Tesla completed its 3-for-1 split on Aug. 4. Splits are generally viewed as a bullish sign as they increase demand for a stock. It was Tesla's second split in just over two years. However, shares have crumbled roughly 37% since Tesla's stock split.
Tesla Stock Split: Is Now The Time To Buy?
What happened? Some of TSLA stock's selloff has to do with the rocky market. Auto manufacturing stocks have been on the decline since September as they try to navigate supply chain and production snags. Tesla's performance has also been hampered by softening demand in China. The EV maker cut prices and brought back an insurance subsidy to boost demand in that key market amid soaring production.
And of course, Elon Musk's Twitter takeover has had implications for TSLA stock as well. Analysts say there are concerns his tweets and moves could tarnish his image and thus Tesla's brand, and Tesla stock.
Tesla stock is down more than 40% on the year and approaching May 2021 lows. Share are well below their 10-and 40-week lines.
Recent passage of the Inflation Reduction Act, which includes new rules for EV tax credits, is expected to be positive for Tesla. Analysts have been raising 2023 estimates. Tesla stock is now expected to earn $12.29 per share in 2022, a dramatic 81% increase over 2021. That bullish trend paired with recent gains landed Tesla stock on the IBD 50 list of top growth stocks on Aug. 18.
What Is A Stock Split?
A stock split is when a company splits an existing share into multiple new shares. If a company splits 2-for-1, the share price will be cut in half but the number of shares will double. Firms usually do stock splits when a share price has increased substantially. The split brings down the price of the stock, which attracts a wider range of buyers. Investors who previously couldn't afford a share might now be tempted. But a split does not change the current value of the company in any way.
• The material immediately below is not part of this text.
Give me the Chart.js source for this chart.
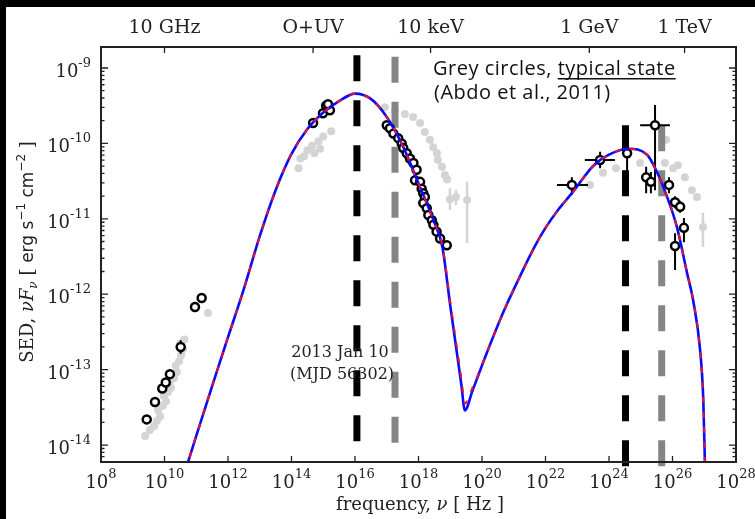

Reverse stock splits can be used to reduce the number of shares outstanding. Companies that are in financial trouble will often announce a reverse stock split to prop up the share price and avoid delisting. So a company trading at $5 per share can initiate a 1-for-2 reverse split, resulting in a $10 share price. If the company had 100 million shares outstanding, that number would drop to 50 million shares.
What Do Stock Splits Do To My Investment?
As an investor, the monetary value of your holdings also will be the same amount after a stock split. You'll just own more shares.
If you own fractional shares of a company, the same idea applies. If you own half a share of a company and there's a 2-for-1 stock split, your holdings would double. So you would own a whole share of that stock.
What if you own a stock, such as Tesla stock, that pays dividends? Usually any dividends after a stock split also will be reduced proportionally per share to account for the increase in shares outstanding. This leaves total dividend payments unaffected.
How Do Splits Affect Options?
Let's say you have a call option on a stock and then a split is announced. What happens next?
If you hold an options contract of a split stock your contract will be recalculated so that it's not affected by the split. It will show the new price and number of shares, but the overall value will not change. This is known as the process of "being made whole."
So in our 2-for-1 split example, an option contract that covered 100 shares with a strike price of $100 each would now cover 200 shares with a strike price of $50 each.
Splits And Stock Performance
From 2012 to 2021, stocks in the S&P 500 rose roughly 12% on average in the year following their stock splits according to data from Dow Jones. Those same figures showed that rates of stock splitting in the S&P 500 have ticked up in the last few years to their highest levels in nearly a decade.
Excessive stock splitting has been seen at market tops in the past, especially when tech stocks topped in 2000. For example, Qualcomm had a 2-for-1 stock split in May 1999. The company then declared a 4-for-1 stock split in December 1999. QCOM stock skyrocketed more than 840% after the announcement of that first stock split in 1999. Shares surged from an April 1999 price of 21 to hit an all-time high of 200 on the first trading day of 2000.
Can Splits Be A Sign To Sell?
Many investors view stock splits as bullish. But sometimes a fast series of stock splits may be a warning sign to sell.
Securities with higher prices, like Tesla stock, tend to attract investors willing to pay for quality. While that might decrease the potential pool of buyers, it tends to increase the number of smart-money sponsors that are backing the stock.
However, early stock splits often are not a problem.
Stocks can and often do move higher after initial splits, particularly when they happen early in a bull market. But problems occur when companies enact multiple big splits — say, a 2-for-1 and a 3-for-1 — within a one- to two-year period. Those interested in the Tesla stock split should note that shareholders approved a 5-to-1 split in August 2020.
Bottom Line For Tesla Stock Investors
A stock split like Tesla stock can be tempting for investors because it allows them to buy what was a previously more expensive stock at a much cheaper price. But investors should never buy a stock just because of a stock split. Make sure you do your research, check stock charts for the right time to buy, and focus on companies with top fundamentals that are leading price performers in their industry group.